» Goal: No images are to be carried over; print all other material exactly as it stands.

» Collected data:
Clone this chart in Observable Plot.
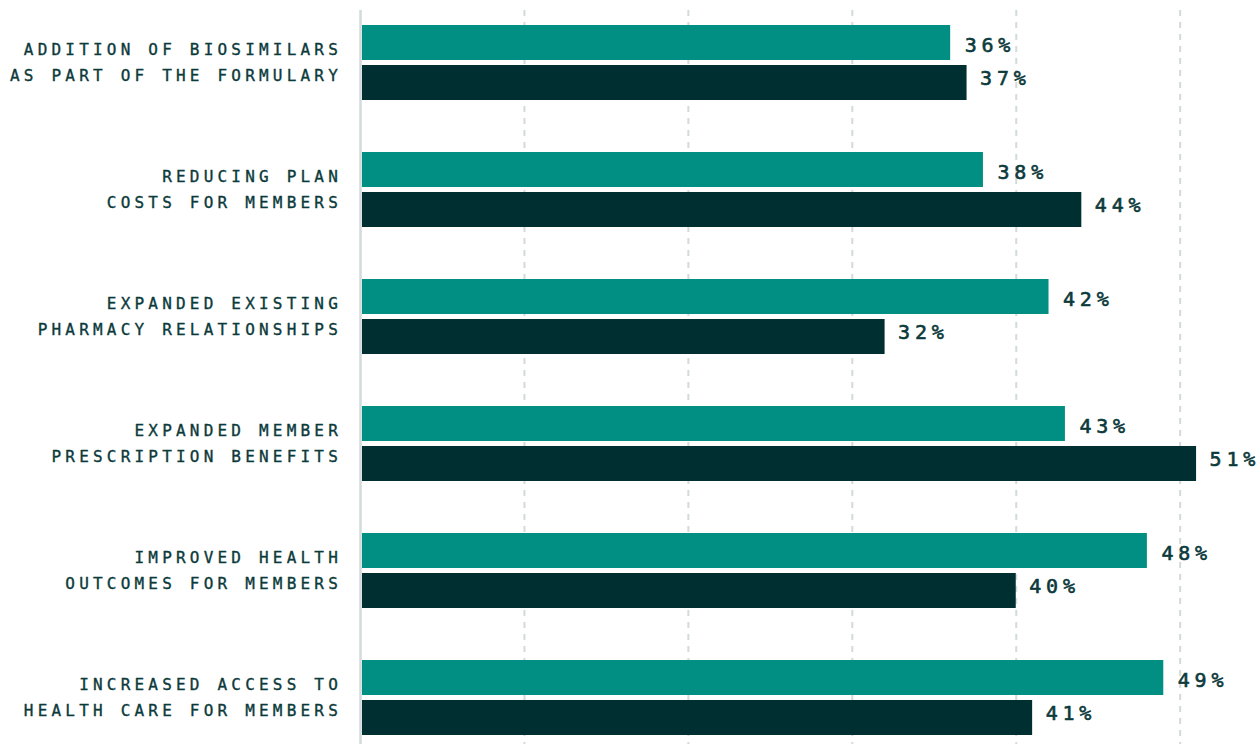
<!DOCTYPE html>
<html>
<head>
<meta charset="utf-8">
<script src="https://cdn.jsdelivr.net/npm/d3@7"></script>
<script src="https://cdn.jsdelivr.net/npm/@observablehq/plot@0.6"></script>
<style>
  html, body { margin: 0; padding: 0; background: #fff; }
  [aria-description="category labels"] text { letter-spacing: 4.2px; }
  [aria-description="value labels"] text { letter-spacing: 4.8px; }
</style>
</head>
<body>
<div id="chart"></div>
<script>
const categories = [
  "ADDITION OF BIOSIMILARS\nAS PART OF THE FORMULARY",
  "REDUCING PLAN\nCOSTS FOR MEMBERS",
  "EXPANDED EXISTING\nPHARMACY RELATIONSHIPS",
  "EXPANDED MEMBER\nPRESCRIPTION BENEFITS",
  "IMPROVED HEALTH\nOUTCOMES FOR MEMBERS",
  "INCREASED ACCESS TO\nHEALTH CARE FOR MEMBERS"
];
const seriesA = [36, 38, 42, 43, 48, 49];   // teal bars
const seriesB = [37, 44, 32, 51, 40, 41];   // dark bars
const gridTicks = [10, 20, 30, 40, 50];

const dataA = categories.map((c, i) => ({category: c, value: seriesA[i]}));
const dataB = categories.map((c, i) => ({category: c, value: seriesB[i]}));

const teal = "#008f82";
const dark = "#002f31";
const textColor = "#0c3a3b";
const gridColor = "#d3dada";

const chart = Plot.plot({
  width: 1260,
  height: 744,
  marginLeft: 360,
  marginRight: 0,
  marginTop: 16,
  marginBottom: 0,
  style: {fontFamily: "'DejaVu Sans Mono', monospace", color: textColor, background: "#fff"},
  x: {domain: [0, 54.9], axis: null},
  y: {domain: categories, paddingInner: 0.4094, paddingOuter: 0.0709, round: false, axis: null},
  marks: [
    Plot.ruleX(gridTicks, {stroke: gridColor, strokeWidth: 2, strokeDasharray: "6,6", insetTop: -6}),
    Plot.barX(dataA, {y: "category", x: "value", fill: teal, insetBottom: 40, insetLeft: 2}),
    Plot.barX(dataB, {y: "category", x: "value", fill: dark, insetTop: 40, insetLeft: 2}),
    Plot.ruleX([0], {stroke: gridColor, strokeWidth: 2.5, insetTop: -6}),
    Plot.text(dataA, {y: "category", x: "value", text: d => d.value + "%", textAnchor: "start", dx: 14, dy: -17, fontSize: 20, fill: textColor, stroke: textColor, strokeWidth: 0.6, ariaDescription: "value labels"}),
    Plot.text(dataB, {y: "category", x: "value", text: d => d.value + "%", textAnchor: "start", dx: 13, dy: 16, fontSize: 20, fill: textColor, stroke: textColor, strokeWidth: 0.6, ariaDescription: "value labels"}),
    Plot.text(categories, {y: d => d, text: d => d, frameAnchor: "left", textAnchor: "end", dx: -18.5, dy: -3, fontSize: 16, lineHeight: 1.6, fill: textColor, stroke: textColor, strokeWidth: 0.35, ariaDescription: "category labels"})
  ]
});
document.getElementById("chart").appendChild(chart);
</script>
</body>
</html>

» Correct result:
Clone this chart in Observable Plot.
<!DOCTYPE html>
<html>
<head>
<meta charset="utf-8">
<script src="https://cdn.jsdelivr.net/npm/d3@7"></script>
<script src="https://cdn.jsdelivr.net/npm/@observablehq/plot@0.6"></script>
<style>
  html, body { margin: 0; padding: 0; background: #fff; }
  [aria-description="category labels"] text { letter-spacing: 4.2px; }
  [aria-description="value labels"] text { letter-spacing: 4.8px; }
</style>
</head>
<body>
<div id="chart"></div>
<script>
const categories = [
  "ADDITION OF BIOSIMILARS\nAS PART OF THE FORMULARY",
  "REDUCING PLAN\nCOSTS FOR MEMBERS",
  "EXPANDED EXISTING\nPHARMACY RELATIONSHIPS",
  "EXPANDED MEMBER\nPRESCRIPTION BENEFITS",
  "IMPROVED HEALTH\nOUTCOMES FOR MEMBERS",
  "INCREASED ACCESS TO\nHEALTH CARE FOR MEMBERS"
];
const seriesA = [36, 38, 42, 43, 48, 49];   // teal bars
const seriesB = [37, 44, 32, 51, 40, 41];   // dark bars
const gridTicks = [10, 20, 30, 40, 50];

const dataA = categories.map((c, i) => ({category: c, value: seriesA[i]}));
const dataB = categories.map((c, i) => ({category: c, value: seriesB[i]}));

const teal = "#008f82";
const dark = "#002f31";
const textColor = "#0c3a3b";
const gridColor = "#d3dada";

const chart = Plot.plot({
  width: 1260,
  height: 744,
  marginLeft: 360,
  marginRight: 0,
  marginTop: 16,
  marginBottom: 0,
  style: {fontFamily: "'DejaVu Sans Mono', monospace", color: textColor, background: "#fff"},
  x: {domain: [0, 54.9], axis: null},
  y: {domain: categories, paddingInner: 0.4094, paddingOuter: 0.0709, round: false, axis: null},
  marks: [
    Plot.ruleX(gridTicks, {stroke: gridColor, strokeWidth: 2, strokeDasharray: "6,6", insetTop: -6}),
    Plot.barX(dataA, {y: "category", x: "value", fill: teal, insetBottom: 40, insetLeft: 2}),
    Plot.barX(dataB, {y: "category", x: "value", fill: dark, insetTop: 40, insetLeft: 2}),
    Plot.ruleX([0], {stroke: gridColor, strokeWidth: 2.5, insetTop: -6}),
    Plot.text(dataA, {y: "category", x: "value", text: d => d.value + "%", textAnchor: "start", dx: 14, dy: -17, fontSize: 20, fill: textColor, stroke: textColor, strokeWidth: 0.6, ariaDescription: "value labels"}),
    Plot.text(dataB, {y: "category", x: "value", text: d => d.value + "%", textAnchor: "start", dx: 13, dy: 16, fontSize: 20, fill: textColor, stroke: textColor, strokeWidth: 0.6, ariaDescription: "value labels"}),
    Plot.text(categories, {y: d => d, text: d => d, frameAnchor: "left", textAnchor: "end", dx: -18.5, dy: -3, fontSize: 16, lineHeight: 1.6, fill: textColor, stroke: textColor, strokeWidth: 0.35, ariaDescription: "category labels"})
  ]
});
document.getElementById("chart").appendChild(chart);
</script>
</body>
</html>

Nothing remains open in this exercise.